Tuesday, November 8, 2016

"To get through the hardest journey we need take only one step at a time, but we must keep on stepping." -Chinese Proverb









The rooms are not elaborate: two beds, a bathroom, and a small dresser for the few items a client may have are about the extent of their contents.  The food pantry is not overflowing; in fact, the shelves in the single room are usually completely bare after each day it is open.  Regular maintenance on floors, roofs, washers, water pipes, everything is much more difficult without tools and the money to pay for a plumber or electrician.  Inside the Agape House, resources are basic, but the effect they have is profound.

This statement is the embodiment of what I experienced as I toured the Agape House this past week.  The establishment is simple, but it meets the basic needs and provides a safe haven for homeless individuals across the county.  Inside those eight rooms, individuals have access to soap, toothbrushes, and blankets.  They find shelter from the cold and rain.  They can wash their clothes and shower.   They can direct their focus to rebuilding their lives, instead of worrying about the little things that others so often take for granted.

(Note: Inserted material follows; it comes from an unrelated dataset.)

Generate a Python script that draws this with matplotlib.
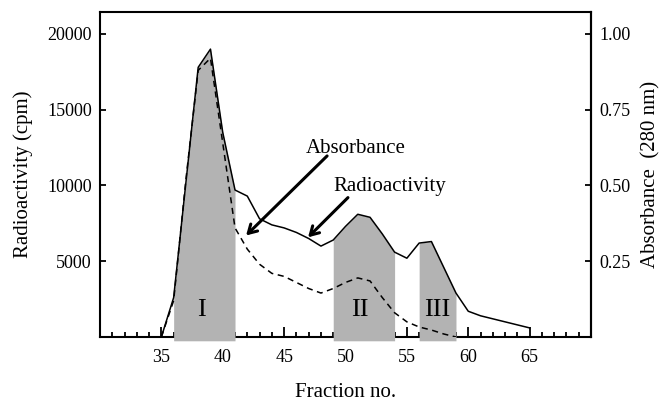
import numpy as np
import matplotlib
matplotlib.use("Agg")
import matplotlib.pyplot as plt
from matplotlib.ticker import MultipleLocator, FixedLocator

plt.rcParams["font.family"] = ["Liberation Serif", "DejaVu Serif"]

# Fraktionsdaten
fractions = np.arange(35, 66)
radioactivity = [0, 2600, 10200, 17800, 19000, 13500, 9700, 9300, 7800, 7400,
                 7200, 6900, 6500, 6000, 6400, 7300, 8100, 7900, 6800, 5600,
                 5200, 6200, 6300, 4600, 2900, 1700, 1400, 1200, 1000, 800, 600]
abs_fractions = np.arange(35, 60)
absorbance = [0, 0.12, 0.52, 0.88, 0.92, 0.64, 0.36, 0.29, 0.24, 0.21,
              0.20, 0.18, 0.16, 0.145, 0.16, 0.18, 0.195, 0.185, 0.13, 0.08,
              0.05, 0.033, 0.023, 0.01, 0.0]
peak_names = ["I", "II", "III"]
peak_start = [36, 49, 56]
peak_end = [41, 54, 59]
peak_label_x = [38.3, 51.2, 57.5]

radioactivity = np.array(radioactivity, dtype=float)

fig = plt.figure(figsize=(6.72, 4.07), dpi=100)
ax = fig.add_axes([100 / 672, 1 - 337 / 407, 491 / 672, 325 / 407])
ax2 = ax.twinx()

ymax = 21450
ax.set_xlim(30, 70)
ax.set_ylim(0, ymax)
ax2.set_ylim(0, ymax / 20000)

# Flaechen unter den Peaks
for name, a, b, lx in zip(peak_names, peak_start, peak_end, peak_label_x):
    m = (fractions >= a) & (fractions <= b)
    ax.fill_between(fractions[m], -250, radioactivity[m], color="#b3b3b3",
                    lw=0, zorder=3, clip_on=False)
    ax.text(lx, 1800, name, ha="center", va="center", fontsize=19, zorder=5)

ax.plot(fractions, radioactivity, color="black", lw=1.1, zorder=4)
ax2.plot(abs_fractions, absorbance, color="black", lw=1.1, ls=(0, (4, 3)))

# Pfeile + Beschriftung
ax.text(50.8, 12450, "Absorbance", ha="center", va="center", fontsize=15)
ax.annotate("", xy=(41.9, 6700), xytext=(48.5, 11950),
            arrowprops=dict(arrowstyle="->,head_length=0.6,head_width=0.35",
                            lw=2.2, color="black", shrinkA=0, shrinkB=0))
ax.text(53.6, 9950, "Radioactivity", ha="center", va="center", fontsize=15)
ax.annotate("", xy=(46.95, 6580), xytext=(50.2, 9200),
            arrowprops=dict(arrowstyle="->,head_length=0.6,head_width=0.35",
                            lw=2.2, color="black", shrinkA=0, shrinkB=0))

# Achsen
for sp in ax.spines.values():
    sp.set_linewidth(1.5)
for name in ["left", "top", "bottom"]:
    ax2.spines[name].set_visible(False)
ax2.spines["right"].set_linewidth(1.5)

ax.xaxis.set_major_locator(FixedLocator(range(35, 70, 5)))
ax.xaxis.set_minor_locator(MultipleLocator(1))
ax.yaxis.set_major_locator(FixedLocator([5000, 10000, 15000, 20000]))
ax2.yaxis.set_major_locator(FixedLocator([0.25, 0.5, 0.75, 1.0]))
ax2.set_yticklabels(["0.25", "0.50", "0.75", "1.00"])

ax.tick_params(axis="x", which="major", direction="in", length=7, width=1.3,
               pad=9, labelsize=13, top=False)
ax.tick_params(axis="x", which="minor", direction="in", length=3.5, width=1.3,
               top=False)
ax.tick_params(axis="y", direction="in", length=4.5, width=1.3, pad=6,
               labelsize=13, right=False)
ax2.tick_params(axis="y", direction="in", length=4.5, width=1.3, pad=6,
                labelsize=13)

ax.set_xlabel("Fraction no.", fontsize=15, labelpad=12)
ax.set_ylabel("Radioactivity (cpm)", fontsize=15, labelpad=10)
ax2.set_ylabel("Absorbance  (280 nm)", fontsize=15, labelpad=8)

fig.savefig("out.png", dpi=100)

Every day, the Agape House opens its doors to everyone in need--not just those who are homeless. Anyone in need of a meal is welcome each night to share dinner with other clients and volunteers or receive items from the food pantry.  If a person is in need, the volunteers at the Agape House do everything they can to ensure he/she receives a blanket, or coat, or help paying a bill.  There is even a small "cabin" on sight to house a homeless family if the 8 rooms are filled.

The Agape House is in great need of donations.  Everyone who works there is a volunteer; they donate their time and money to those who are in greater need than themselves, even when their own personal amounts of time and money are limited.  They spend as small amounts of money as possible on the actual establishment, and nothing on anything that would benefit themselves.  Once the bills are paid to keep the lights on, everything else goes towards food and personal care items for the clients.

The Agape House is not a rich establishment, but, compared to what individuals have when they come to the Agape House for help, it is a luxury.  It is so much more important to the volunteers that anyone who needs help can find it in some way, than to spend donations unnecessarily around the establishment.

As Mother Teresa said, sometimes we must "live simply, so others may simply live."